Q&A: Egyptologist David Silverman on King Tut, Hieroglyphs and His Time at Penn

David Silverman has loved Egypt since he was a child visiting the famous New York City museums with his aunt and brother. During more than four decades as a researcher, he’s helped put together two separate traveling King Tut exhibits, conducted countless fieldwork expeditions, appeared on The Colbert Report — twice — and even testified as an expert in a murder trial.

The year 2017 marks his 40th at the University of Pennsylvania, and starting Oct. 31, the Eckley Brinton Coxe Jr. Professor of Egyptology and Curator of Penn Museum’s Egyptian Section, will teach a new, free online course “Introduction to Ancient Egypt and Its Civilization.” The course is offered through Penn’s Online Learning Initiative via the Coursera platform. The five lectures will cover, among other topics, how Egyptians understood time, gods and goddesses and mummies, and will use the Penn Museum’s vast artifact collection, showcasing more than 1,000 items to give learners a visual cue.

We spoke with Silverman about his favorite discoveries, how the field has changed and more.

Q: How did your interest in Egypt develop?
A: I had won a contest at the movies, Ivanhoe I think. Afterward, they had a quiz and if you got 100 percent, you got a free pass. I got one, and I heard they were bringing this movie called The Egyptian [so I went to see it]. Turns out it was a horrible movie. It didn’t matter; it spurred my interest in the subject. It never occurred to me you could get a job studying this type of thing. Then in college I took an art course and the first part was about ancient Egypt. It re-hooked me.
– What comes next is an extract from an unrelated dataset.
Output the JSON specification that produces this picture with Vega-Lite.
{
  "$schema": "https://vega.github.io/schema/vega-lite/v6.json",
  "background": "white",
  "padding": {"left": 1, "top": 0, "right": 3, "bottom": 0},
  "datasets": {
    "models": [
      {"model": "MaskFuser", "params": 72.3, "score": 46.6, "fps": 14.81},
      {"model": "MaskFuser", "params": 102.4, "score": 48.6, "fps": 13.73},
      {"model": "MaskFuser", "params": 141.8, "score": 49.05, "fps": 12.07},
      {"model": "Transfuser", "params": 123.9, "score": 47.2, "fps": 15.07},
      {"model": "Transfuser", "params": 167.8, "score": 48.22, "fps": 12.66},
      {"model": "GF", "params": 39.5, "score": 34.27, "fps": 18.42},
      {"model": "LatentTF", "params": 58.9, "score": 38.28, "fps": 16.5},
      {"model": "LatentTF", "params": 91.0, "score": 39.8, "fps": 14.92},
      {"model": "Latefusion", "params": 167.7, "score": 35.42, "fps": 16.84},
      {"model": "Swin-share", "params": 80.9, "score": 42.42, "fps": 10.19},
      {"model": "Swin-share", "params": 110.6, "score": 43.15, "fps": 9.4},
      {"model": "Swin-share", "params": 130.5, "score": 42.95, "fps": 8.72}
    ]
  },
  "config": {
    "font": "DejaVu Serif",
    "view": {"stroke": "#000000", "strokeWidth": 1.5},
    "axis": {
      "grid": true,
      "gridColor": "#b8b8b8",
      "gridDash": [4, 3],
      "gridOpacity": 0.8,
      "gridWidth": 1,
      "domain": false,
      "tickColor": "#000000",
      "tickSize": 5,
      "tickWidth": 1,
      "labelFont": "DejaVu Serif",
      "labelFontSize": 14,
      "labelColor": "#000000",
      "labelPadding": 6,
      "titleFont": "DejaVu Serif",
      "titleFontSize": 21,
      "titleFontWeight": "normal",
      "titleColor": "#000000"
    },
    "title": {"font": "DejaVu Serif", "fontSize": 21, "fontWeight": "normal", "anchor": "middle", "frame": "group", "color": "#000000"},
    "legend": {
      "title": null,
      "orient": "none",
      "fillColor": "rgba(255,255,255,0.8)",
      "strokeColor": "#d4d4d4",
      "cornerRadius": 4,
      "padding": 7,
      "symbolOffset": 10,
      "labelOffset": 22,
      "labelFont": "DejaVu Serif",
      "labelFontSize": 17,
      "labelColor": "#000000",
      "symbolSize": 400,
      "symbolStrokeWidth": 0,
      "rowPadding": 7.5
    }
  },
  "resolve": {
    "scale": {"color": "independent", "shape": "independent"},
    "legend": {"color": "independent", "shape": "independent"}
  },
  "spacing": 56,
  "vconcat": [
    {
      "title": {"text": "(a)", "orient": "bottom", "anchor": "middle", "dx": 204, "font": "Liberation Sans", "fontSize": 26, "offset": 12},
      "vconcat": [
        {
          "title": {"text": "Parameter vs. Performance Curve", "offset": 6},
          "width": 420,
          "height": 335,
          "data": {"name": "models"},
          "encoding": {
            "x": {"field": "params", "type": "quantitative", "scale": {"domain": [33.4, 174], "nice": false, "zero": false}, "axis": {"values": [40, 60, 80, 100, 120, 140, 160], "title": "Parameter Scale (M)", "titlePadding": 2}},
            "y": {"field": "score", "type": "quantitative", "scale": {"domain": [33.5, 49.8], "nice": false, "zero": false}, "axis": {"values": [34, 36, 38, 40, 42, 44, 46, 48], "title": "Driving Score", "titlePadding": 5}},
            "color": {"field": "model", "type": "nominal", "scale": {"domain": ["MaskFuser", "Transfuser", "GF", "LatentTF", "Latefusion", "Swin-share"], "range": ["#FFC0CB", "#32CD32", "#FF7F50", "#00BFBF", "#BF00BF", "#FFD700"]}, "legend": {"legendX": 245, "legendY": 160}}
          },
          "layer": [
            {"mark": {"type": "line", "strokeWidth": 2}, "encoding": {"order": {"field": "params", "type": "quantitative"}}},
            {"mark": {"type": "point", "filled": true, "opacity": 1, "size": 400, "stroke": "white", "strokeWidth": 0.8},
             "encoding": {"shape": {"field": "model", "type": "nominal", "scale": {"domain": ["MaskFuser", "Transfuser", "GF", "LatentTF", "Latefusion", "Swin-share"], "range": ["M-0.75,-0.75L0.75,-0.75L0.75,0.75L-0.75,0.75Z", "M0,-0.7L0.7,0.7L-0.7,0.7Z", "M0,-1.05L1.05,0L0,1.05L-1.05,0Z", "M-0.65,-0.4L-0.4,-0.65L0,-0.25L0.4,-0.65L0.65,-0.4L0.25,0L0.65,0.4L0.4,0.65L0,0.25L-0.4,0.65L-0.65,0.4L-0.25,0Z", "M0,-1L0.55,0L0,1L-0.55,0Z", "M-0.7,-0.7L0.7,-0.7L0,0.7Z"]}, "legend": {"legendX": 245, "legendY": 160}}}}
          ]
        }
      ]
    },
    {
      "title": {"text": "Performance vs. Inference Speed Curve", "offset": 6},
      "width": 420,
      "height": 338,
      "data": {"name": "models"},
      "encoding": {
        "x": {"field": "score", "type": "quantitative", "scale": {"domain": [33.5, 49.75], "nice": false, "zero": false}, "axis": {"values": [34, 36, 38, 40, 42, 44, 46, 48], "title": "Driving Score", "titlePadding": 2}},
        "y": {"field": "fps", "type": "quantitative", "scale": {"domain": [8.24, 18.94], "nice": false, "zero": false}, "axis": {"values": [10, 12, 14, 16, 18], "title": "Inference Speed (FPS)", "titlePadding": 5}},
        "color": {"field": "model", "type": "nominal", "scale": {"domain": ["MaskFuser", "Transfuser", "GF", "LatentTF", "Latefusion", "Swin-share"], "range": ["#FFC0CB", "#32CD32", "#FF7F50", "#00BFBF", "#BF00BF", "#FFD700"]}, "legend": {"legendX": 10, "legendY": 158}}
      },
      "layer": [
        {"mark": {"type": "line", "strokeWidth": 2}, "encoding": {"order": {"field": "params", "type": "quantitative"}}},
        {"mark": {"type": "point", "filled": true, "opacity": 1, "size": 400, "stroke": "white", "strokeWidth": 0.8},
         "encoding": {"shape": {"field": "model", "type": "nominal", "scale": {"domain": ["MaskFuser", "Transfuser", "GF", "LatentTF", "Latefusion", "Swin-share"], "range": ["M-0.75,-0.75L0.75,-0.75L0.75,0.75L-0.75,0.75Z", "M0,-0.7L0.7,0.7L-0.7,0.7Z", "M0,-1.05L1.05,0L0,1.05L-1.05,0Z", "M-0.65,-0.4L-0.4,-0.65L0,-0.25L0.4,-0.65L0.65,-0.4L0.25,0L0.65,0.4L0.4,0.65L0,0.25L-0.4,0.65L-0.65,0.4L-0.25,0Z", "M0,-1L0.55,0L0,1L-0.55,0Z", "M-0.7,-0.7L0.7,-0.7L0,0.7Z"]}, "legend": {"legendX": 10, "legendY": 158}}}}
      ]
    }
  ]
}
Q: After studying the subject in college and graduate school, you then spent a year in Egypt working on a dissertation. What happened when you returned to the United States?
A: I came back and put the final touches on the dissertation and wondered about how I was going to get a job. I’d spent so much time in Chicago at The Oriental Institute, which was their equivalent of our University museum. I was asked if I would like a job in the museum office.

I was there a couple of months when the man who directed the museum said, ‘How would you like to work on the King Tut exhibit.’ I just said sure; I didn’t ask any questions. Very often the decisions you make, you just do them because they feel right, and that was what this was. To be able to work on the Tutankhamun exhibit, which was going to travel around the U.S., was a fantastic opportunity. I wrote the text and the labels used throughout the run.

Q: Then you got an invitation to work at Penn?
A: I received a call to see if I would like to come teach at Penn for one year. It was not a tenure track position. I had a fulltime job at the Field Museum [in Chicago] to return to, so I thought it was a great idea. I had a wife and a 2-year-old, and we trekked off to Philadelphia for one year. The tenure track position emerged halfway through that year…. That was 1977. Next year is my 40th year.

Q: Your job title, aside from curator at the Museum, is Egyptologist. What does that mean exactly?
A: It depends on whom you’re talking to. It’s someone who studies Egypt, but these days there are so many different ways to study Egypt. Previously, most places either trained you as a philologist [someone who studies language] or an archaeologist. Now we also use an anthropological approach, we use all sorts of electronics, we use digital. You can approach it through any of these methods.

Q: What’s unexpected about the field?
A: When you’re working in a field that is popular in the sense that ‘everybody knows something’ about Egypt and thinks they know even more, I frequently get people telling me their theories about what a particular hieroglyph actually means. I’ve gotten many letters telling me exactly how the pyramids were built. When I was in Chicago someone came in and told me he was Osiris [Egyptian god of the dead] and that we had to give him all of our grains. You don’t get a quantum physicist who has these problems. But it keeps it lively.

Q: Finally, can you describe one or two of your favorite discoveries?
A: The first thing I discovered was from the treasures of Tutankhamun. If you’ve ever seen representation of Tutankhamun and his father, males often had holes in their ears, which indicated that they wore earrings. In his tomb there were several pairs of earrings. Many people said this was something they did in childhood, but not adulthood.

[One wooden statue I was packing] had always been photographed from one side. I turned it around and noticed that in the right ear was the back of an earring. This item had traveled in other exhibits but the earring had never been mentioned. It showed that the adults probably wore earrings as well. It was a very simple earring, not fancy. It was just one discovery by observation. Most of the discoveries I make are quirks.

This is another one I love: I was trying to figure out the actual spoken language of ancient Egypt. We don’t have any recordings, but there are decorations in tombs sort of like comic strips such that you could read what the people say to each other. There were areas that indicated direct speech, religious texts that talked about what you should say when you met this god or that god. I was looking for examples that would really strike you as being direct speech. I started collecting all the questions and eventually wrote a dissertation on interrogative constructions in ancient Egypt.